# Yeast on my neck...



## knot_gillty (7/4/17)

So I brewed my first ever batch of mead last night. Went for the highly recommended JAO recipe. Did everything as instructed so I'm looking forward to how it turns out. My question to the brains trust is: when I pitched the yeast some stuck to the neck of the demijohn. Will this start smelling as it grows and taint the mead? I've never done any home brewing before so I'm not sure what the go is. 

Any help would be great. Cheers


----------



## Camo6 (7/4/17)

RDWAHAHB. Think of them as bouncers.


----------



## knot_gillty (7/4/17)

Camo6 said:


> RDWAHAHB.


I've just spent the last 20 minutes searching the forum for the meaning of this to no avail. **** it, google helped though. Hahaha. 

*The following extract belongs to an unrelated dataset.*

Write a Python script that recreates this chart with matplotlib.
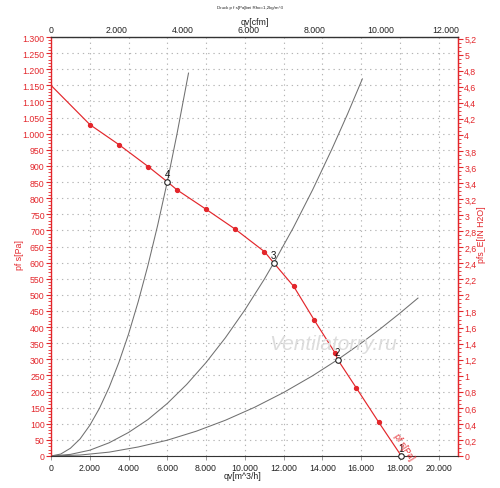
import matplotlib
matplotlib.use("Agg")
import matplotlib.pyplot as plt
import numpy as np
from matplotlib.ticker import MultipleLocator, FuncFormatter

plt.rcParams['font.family'] = ['Liberation Sans', 'DejaVu Sans']

# --- data ---
fan_q = [0, 2010, 3505, 5015, 5997, 6495, 7990, 9500, 11015, 11495, 12526,
         13590, 14655, 14794, 15756, 16907, 18077]
fan_p = [1150, 1028, 966, 898, 851, 826, 766, 704, 634, 599, 526,
         421, 320, 299, 211, 105, 0]
marker_q = [2010, 3505, 5015, 6495, 7990, 9500, 11015, 12526, 13590, 14655, 15756, 16907]
marker_p = [1028, 966, 898, 826, 766, 704, 634, 526, 421, 320, 211, 105]

sysA_q = [0, 500, 1000, 1500, 2000, 2500, 3000, 3500, 4000, 4500, 5000, 5500, 6000, 6500, 7095]
sysA_p = [0, 6, 24, 53, 95, 148, 213, 290, 378, 479, 591, 715, 851, 999, 1188]
sysB_q = [0, 1000, 2000, 3000, 4000, 5000, 6000, 7000, 8000, 9000, 10000, 11000,
          11495, 12500, 13500, 14500, 15300, 16065]
sysB_p = [0, 5, 18, 41, 73, 113, 163, 222, 290, 367, 453, 548,
          599, 708, 826, 953, 1061, 1170]
sysC_q = [0, 1500, 3000, 4500, 6000, 7500, 9000, 10500, 12000, 13500, 14794,
          16000, 17000, 18000, 18935]
sysC_p = [0, 3, 12, 28, 49, 77, 111, 151, 197, 249, 299,
          350, 395, 443, 490]

op_q = [18077, 14794, 11495, 5997]
op_p = [0, 299, 599, 851]
op_labels = ["1", "2", "3", "4"]

x_ticks = [0, 2000, 4000, 6000, 8000, 10000, 12000, 14000, 16000, 18000, 20000]
cfm_ticks = [0, 2000, 4000, 6000, 8000, 10000, 12000]

RED = '#e3262b'
GRAY = '#707070'
M3H_PER_CFM = 1.699
PA_PER_INH2O = 249.089

W, H = 500, 489
fig = plt.figure(figsize=(W / 100, H / 100), dpi=100)
ax = fig.add_axes([51 / W, 1 - 457 / H, (458 - 51) / W, (457 - 38) / H])

ax.set_xlim(0, 21000)
ax.set_ylim(0, 1300)

# grid
ax.set_xticks(x_ticks)
ax.yaxis.set_major_locator(MultipleLocator(50))
ax.yaxis.set_minor_locator(MultipleLocator(10))
ax.grid(True, which='major', color='#b5b5b5', linestyle=(0, (1.2, 3.5)), linewidth=0.8)
ax.set_axisbelow(True)

# system curves
for q, p in [(sysA_q, sysA_p), (sysB_q, sysB_p), (sysC_q, sysC_p)]:
    ax.plot(q, p, color=GRAY, lw=0.75, zorder=2)

# fan curve
ax.plot(fan_q, fan_p, color=RED, lw=0.85, zorder=3)
ax.plot(marker_q, marker_p, 'o', color=RED, ms=2.8, zorder=4, clip_on=False)

# operating points
ax.plot(op_q, op_p, 'o', mfc='white', mec='#222222', mew=0.8, ms=4.0, zorder=5, clip_on=False)
for q, p, lab in zip(op_q, op_p, op_labels):
    ax.annotate(lab, (q, p), xytext=(0, 2.0), textcoords='offset points',
                ha='center', va='bottom', fontsize=7, color='#111111', zorder=6)

# curve label
ax.text(17620, 62, 'pf s[Pa]', rotation=-57, rotation_mode='anchor', color=RED,
        fontsize=6.3, ha='left', va='bottom', zorder=6)

# spines
for s in ['left', 'right']:
    ax.spines[s].set_color(RED)
    ax.spines[s].set_linewidth(1.0)
ax.spines['bottom'].set_color('#333333')
ax.spines['top'].set_color('#333333')
ax.spines['top'].set_linewidth(1.0)

fmt_thousands = FuncFormatter(lambda v, pos: f"{int(round(v)):,}".replace(',', '.'))
ax.xaxis.set_major_formatter(fmt_thousands)
ax.yaxis.set_major_formatter(fmt_thousands)
ax.tick_params(axis='x', which='major', labelsize=6.3, colors='#222222', length=3,
               width=0.6, pad=2, color='#888888')
ax.tick_params(axis='y', which='major', labelsize=6.3, labelcolor=RED, color=RED,
               length=3.5, width=0.8, pad=1)
ax.tick_params(axis='y', which='minor', color=RED, length=2, width=0.6)

ax.set_xlabel('qv[m^3/h]', fontsize=6.3, color='#222222')
ax.xaxis.set_label_coords(0.47, -0.035)

# top axis in cfm
top = ax.secondary_xaxis('top', functions=(lambda q: q / M3H_PER_CFM, lambda c: c * M3H_PER_CFM))
top.set_xticks(cfm_ticks)
top.xaxis.set_major_formatter(fmt_thousands)
top.tick_params(labelsize=6.3, colors='#222222', length=0, pad=2)
top.set_xlabel('qv[cfm]', fontsize=6.3, color='#222222', labelpad=1)
top.spines['top'].set_visible(False)

# right axis in inH2O
right = ax.secondary_yaxis('right', functions=(lambda p: p / PA_PER_INH2O, lambda v: v * PA_PER_INH2O))
right.yaxis.set_major_locator(MultipleLocator(0.2))
right.yaxis.set_minor_locator(MultipleLocator(0.05))
right.yaxis.set_major_formatter(FuncFormatter(lambda v, pos: (f"{v:.1f}".rstrip('0').rstrip('.')).replace('.', ',') if abs(v) > 1e-9 else '0'))
right.tick_params(which='major', labelsize=6.3, labelcolor=RED, color=RED, length=3.5, width=0.8, pad=1)
right.tick_params(which='minor', color=RED, length=2, width=0.6)
right.spines['right'].set_color(RED)

# axis labels (placed as in the reference)
fig.text(20 / W, 1 - 255 / H, 'pf s[Pa]', rotation=90, fontsize=6.3, color=RED,
         ha='center', va='center')
fig.text(482 / W, 1 - 235 / H, 'pfs_E[IN H2O]', rotation=90, fontsize=6.3, color=RED,
         ha='center', va='center')

# title
fig.text(250 / W, 1 - 8 / H, 'Druck p f s[Pa]bei Rho=1,2kg/m^3', fontsize=3.2,
         ha='center', va='center', color='#222222')

# watermark
fig.text(333 / W, 1 - 345 / H, 'Ventilatorry.ru', fontsize=15, style='italic',
         ha='center', va='center', color='#dcdcdc', zorder=0)

fig.savefig('out.png', dpi=100)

This is my first brew so as yet i can't have a homebrew.. I'll "sin" and have a Tooheys.. 

Cheers


----------



## SBOB (7/4/17)

knot_gillty said:


> .. I'll "sin" and have a Tooheys..


that barely even counts as beer


----------



## BKBrews (7/4/17)

Did you not shake it all up to aerate the wort?


----------



## knot_gillty (7/4/17)

BKBrews said:


> Did you not shake it all up to aerate the wort?


Shook shit out of it! This just liked the neck area i think and wanted to stay..


----------



## Bribie G (7/4/17)

Brand new $2 Aldi toothbrush, sterilised of course.


----------



## manticle (8/4/17)

I thought this was about some hipster neck beard craft beer gimmick.

I'm glad it isn't.


----------